Note that $\mcal T_k^{n\b n}=\mbb G_k\veps^{\b n}$ (in other words, the most general form of a completely antisymmetric rank-$n$ tensor on $\mbb G_k^n$ is a constant in $\mbb G_k$ times the Levi-Civita symbol). Therefore, $c^{\b n}_{i_1\cdots i_n}=c_n\veps^{\b n}_{i_1\cdots i_n}, \quad T^{\b n}_{i_1\cdots i_n}=d\veps^{\b n}_{i_1\cdots i_n},$ where $c_n=\in\mbb G_0$ and $d\in\mbb G_n$. The definition of an integral does not impose any requirement for $c_n$, so it can be any element in $\mbb G_0$. For convenience, define $c_n\ceq1$ for all $n$, and then we have $\int M_{d\veps^{\b n}}=\veps^{\b n}_{i_1\cdots i_n}d\veps^{\b n}_{i_1\cdots i_n} =n!\,d,$ where $n!$ is the image of $n!$ under the natural ring homomorphism from $\bZ$ to $\mbb G_0$. The integral of any monomial with its degree different from $n$ is zero, so the integral of any analytic function is just that of its degree-$n$ term: $\int\psi\mapsto\sum_k \fc{M_{T^{\b k}}}\psi=n!\,T^{\b n}_{1\cdots n}.$

## Linear change of integrated variable

Now, for a linear endomorphism $J\in\mbb G_0^{n\times n}$ and an analytic function $f\in\mcal A_n$, consider the integral $\int f\circ J$. We only needs to consider the degree-$n$ monomial term, which is $\fc{M_{T^{\b n}}}{\fc J\psi}=J_{i_1j_1}\psi_{j_1}\cdots J_{i_nj_n}\psi_{j_n}d\veps^{\b n}_{i_1\cdots i_n},$ where $T^{\b n}=d\veps^{\b n}$ is used.

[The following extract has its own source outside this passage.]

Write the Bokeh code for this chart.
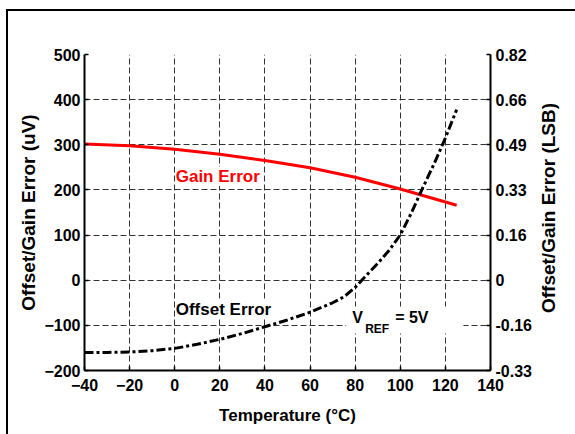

Notice that $\veps_{i_1\cdots i_n}J_{i_1j_1}\cdots J_{i_nj_n}$ itself is a rank-$n$ completely antisymmetric tensor on $\mbb G_0^n$, so it can also be written as a constant times $\veps^{\b n}$. By letting $j_1,\dots,j_n$ be $1,\dots,n$ respectively, we see that the constant is just $\det J$. Therefore, $\fc{M_{T^{\b n}}}{\fc J\psi}=\fc{M_{T^{\b n}}}\psi\det J.$ By the linearty of the integral, we have $\forall f\in\mcal A_n:\int f\circ J=\det J\int f.$

## Afterwords

Actually, before I wrote my answer, I already know the exterior algebra. In this article, my definition to Grassmann numbers is more abstract and puts the commuting numbers and anticomuuting numbers in more equal footings. This definition is closer to what I intuitively think Grassmann numbers could be.

There are several potential problems in this article:

- Some axioms are given, but I did not prove that they are consistent.
- Some claims are made without proof. They may turn out to be wrong.
- I did not prove that the usual definition of Grassmann numbers (with exterior algebra) can be formulated as a special case of my definition.
- I am not educated in supersymmetry, which is where Grassmann numbers are applied most. I only made my definition comply with the properties of Grassmann numbers that I have learned for doing the path integral of fermionic fields.